Unfortunately, I don't have libvirt.log file created under /var/log/libvirt I looked at /etc/libvirt/libvirtd.conf file and found that all log configurations are commented out. Is it OK? ################################################################# # # Logging controls # # Logging level: 4 errors, 3 warnings, 2 information, 1 debug # basically 1 will log everything possible #log_level = 3 # Logging filters: # A filter allows to select a different logging level for a given category # of logs # The format for a filter is one of: # x:name # x:+name # where name is a string which is matched against source file name, # e.g., "remote", "qemu", or "util/json", the optional "+" prefix # tells libvirt to log stack trace for each message matching name, # and x is the minimal level where matching messages should be logged: # 1: DEBUG # 2: INFO # 3: WARNING # 4: ERROR # # Multiple filter can be defined in a single @filters, they just need to be # separated by spaces. # # e.g. to only get warning or errors from the remote layer and only errors # from the event layer: #log_filters="3:remote 4:event" # Logging outputs: # An output is one of the places to save logging information # The format for an output can be: # x:stderr # output goes to stderr # x:syslog:name # use syslog for the output and use the given name as the ident # x:file:file_path # output to a file, with the given filepath # In all case the x prefix is the minimal level, acting as a filter # 1: DEBUG # 2: INFO # 3: WARNING # 4: ERROR # # Multiple output can be defined, they just need to be separated by spaces. # e.g. to log all warnings and errors to syslog under the libvirtd ident: #log_outputs="3:syslog:libvirtd" # # Log debug buffer size: default 64 # The daemon keeps an internal debug log buffer which will be dumped in case # of crash or upon receiving a SIGUSR2 signal. This setting allows to override # the default buffer size in kilobytes. # If value is 0 or less the debug log buffer is deactivated #log_buffer_size = 64 I can rerun test again. Please, suggest what log configuration uncomment and what level do you prefer.

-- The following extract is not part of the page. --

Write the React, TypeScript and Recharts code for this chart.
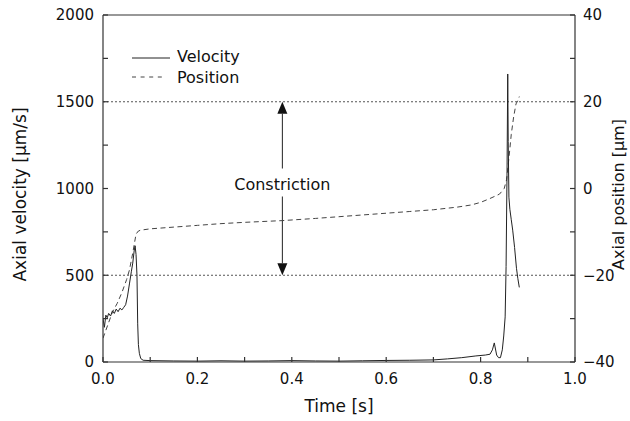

Created attachment 949744 [details] libvirt.log 1
Created attachment 949746 [details] libvirt.log 2
Created attachment 949747 [details] libvirt.log 3
The logs point out to QEMU dying earlier than expected, but no reason is given for it. Looks like an issue with QEMU rather than with the engine or VDSM.
duplicate of bug 1143968 ?
Part of this problem (the "dictionary changed size during iteration" error) has to do with the unsafe handling of Vm.conf that is mentioned in that BZ, another part (the "'NoneType' object has no attribute 'shutdownFlags'" error) is related to QEMU dying too quickly after the shutdown command is issued, which is a different problem.
(In reply to Vitor de Lima from comment #12) > Part of this problem (the "dictionary changed size during iteration" error) > has to do with the unsafe handling of Vm.conf that is mentioned in that BZ, > another part (the "'NoneType' object has no attribute 'shutdownFlags'" > error) is related to QEMU dying too quickly after the shutdown command is > issued, which is a different problem. Correct. Unfortunately lots of flow are potentially affected, so definitely VDSM logs will help shed some light here, in order to prioritize. We know QEMU death and Shutdown/destroy are racy and potentially buggy, even though the specific error reported should be little harm. refactoring of those flows was also planned but slipped through because of other more urgent issues, maybe is time to bump it up. BZ1143968 is related but is tackling a different subset of the bigger problem, one of which we have evidence and a quite clean reproducer. I don't think device handling is the root cause of this issue, but to be sure we need the full backtrace.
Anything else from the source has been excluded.